Lo stile narrativo è evocativo e poetico,a tratti ironico ed erotico,sicuramente molto crudo e diretto:
ci sono alcune scene agghiaccianti di inaudita violenza e forte impatto emotivo che vengono descritte minuziosamente fin nei minimi dettagli e sono dei veri e propri pugni allo stomaco che,una volta "presi",è difficile dimenticare,per lo strazio che ti lasciano dentro.
L'unico difetto di Grossman è l'eccessiva prolissità.
Soprattutto nell'ultima parte del libro ha raccontato con dovizia di particolari eventi assolutamente ininfluenti al fine della trama, che rischiano soltanto di appesantire la narrazione e rendono difficile,faticosa e dispersiva la lettura.

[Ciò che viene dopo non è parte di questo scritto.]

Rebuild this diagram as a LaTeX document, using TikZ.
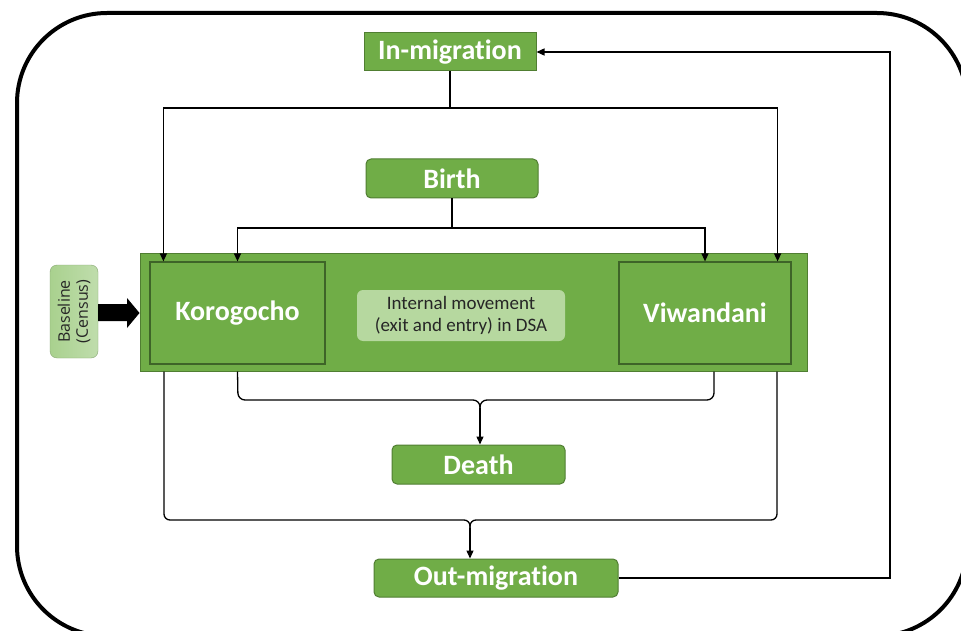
\documentclass[tikz,border=0pt]{standalone}
\usepackage{fontspec}
\setmainfont{Carlito}[Ligatures=NoCommon]
\newfontfamily\basefont{Open Sans}
\usetikzlibrary{arrows.meta,positioning,calc}
\definecolor{ogreen}{HTML}{70AD47}
\definecolor{dgreen}{HTML}{507E32}
\definecolor{ddgreen}{HTML}{3E6428}
\definecolor{lgreen}{HTML}{A9D18E}
\definecolor{llgreen}{HTML}{C5E0B4}
\tikzset{
  gbox/.style={draw=dgreen, line width=1pt, fill=ogreen, text=white, font=\bfseries\fontsize{28}{30}\selectfont, inner sep=0pt},
  rbox/.style={gbox, rounded corners=5pt},
  inbox/.style={draw=ddgreen, line width=1.2pt, fill=ogreen, text=white, font=\bfseries\fontsize{28}{30}\selectfont, inner sep=0pt},
  conn/.style={line width=1.3pt, black},
  arr/.style={conn, -{Triangle[width=7pt,length=8pt]}},
}
\begin{document}
\begin{tikzpicture}[x=1pt,y=-1pt]
\useasboundingbox (0,0) rectangle (961,631);
\clip (0,0) rectangle (961,631);
\fill[white] (0,0) rectangle (961,631);
% outer frame
\draw[line width=4pt, rounded corners=90pt] (17,13) rectangle (967,636);

% nodes
\node[gbox, minimum width=172pt, minimum height=38pt] (inm) at (450,52) {In-migration};
\node[rbox, minimum width=172pt, minimum height=39pt] (birth) at (452,178.5) {Birth};
\node[draw=dgreen, line width=1pt, fill=ogreen, minimum width=667pt, minimum height=118pt, inner sep=0pt] (dsa) at (473.5,312) {};
\node[inbox, minimum width=175pt, minimum height=102pt] (koro) at (237.5,313) {Korogocho};
\node[inbox, minimum width=172pt, minimum height=102pt] (viwa) at (705,313) {Viwandani};
\node[draw=none, fill=lgreen!85!white, text opacity=1, rounded corners=6pt, minimum width=208pt, minimum height=51pt, inner sep=0pt, align=center, text=black!85, font=\fontsize{19}{22}\selectfont] (intm) at (461,315.5) {Internal movement\\(exit and entry) in DSA};
\node[draw=lgreen!80!black, line width=0.4pt, left color=lgreen, right color=llgreen!80!lgreen, rounded corners=7pt, minimum width=48pt, minimum height=93pt, inner sep=0pt] (base) at (74,311.5) {};
\node[rotate=90, align=center, text=black!85, font=\basefont\fontsize{16}{18}\selectfont] (basetxt) at (base.center) {Baseline\\(Census)};
\node[rbox, minimum width=173pt, minimum height=39pt] (death) at (478.5,464.5) {Death};
\node[rbox, minimum width=244pt, minimum height=38pt] (outm) at (496,578) {Out-migration};

% baseline block arrow
\fill[black] (base.east |- 0,304) -- (127,304) -- (127,298) -- (dsa.west |- 0,313) -- (127,328) -- (127,321) -- (base.east |- 0,321) -- cycle;

% coordinates
\coordinate (jin) at (450,108);
\coordinate (jbirth) at (452,228);
\coordinate (jdeath) at (480,400);
\coordinate (jout) at (470,520);

% in-migration distribution
\draw[conn] (inm.south) -- (jin);
\draw[arr] (jin) -| ($(koro.north west)+(14,0)$);
\draw[arr] (jin) -| ($(viwa.north east)+(-14,0)$);
% birth distribution
\draw[conn] (birth.south) -- (jbirth);
\draw[arr] (jbirth) -| (koro.north);
\draw[arr] (jbirth) -| (viwa.north);
% death
\draw[conn, rounded corners=7pt] (dsa.south -| koro.south) -- (238,400) -- (jdeath) -- (480,410);
\draw[conn, rounded corners=7pt] (dsa.south -| 714,0) -- (714,400) -- (jdeath) -- (480,410);
\draw[arr] (480,408) -- (death.north -| jdeath);
% out-migration
\draw[conn, rounded corners=6pt] (dsa.south -| 164,0) -- (164,520) -- (jout) -- (470,530);
\draw[conn, rounded corners=6pt] (dsa.south -| 777,0) -- (777,520) -- (jout) -- (470,530);
\draw[arr] (470,528) -- (outm.north -| jout);
% out -> in loop
\draw[arr] (outm.east) -- (890,578) -- (890,52) -- (inm.east);
\end{tikzpicture}
\end{document}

In ogni caso,lo stile di Grossman,se si riesce a comprenderlo ed apprezzarlo,è uno stile che cattura ed affascina.
"A un cerbiatto somiglia il mio amore" pur nella sua complessità,dà modo di comprendere meglio il conflitto arabo-israeliano (la cosiddetta "questione palestinese") ed è un romanzo che,una volta letto,si non si dimenticherà facilmente.
Perchè Grossman è così: tosto ma indimenticabile.
IL MIO VOTO:
Complesso ma intenso.
Ne consiglio la lettura ma non a chi si accinge a cimentarsi con l'autore per la prima volta.
In tal caso l'impatto sarebbe sicuramente ostico e troppo pesante.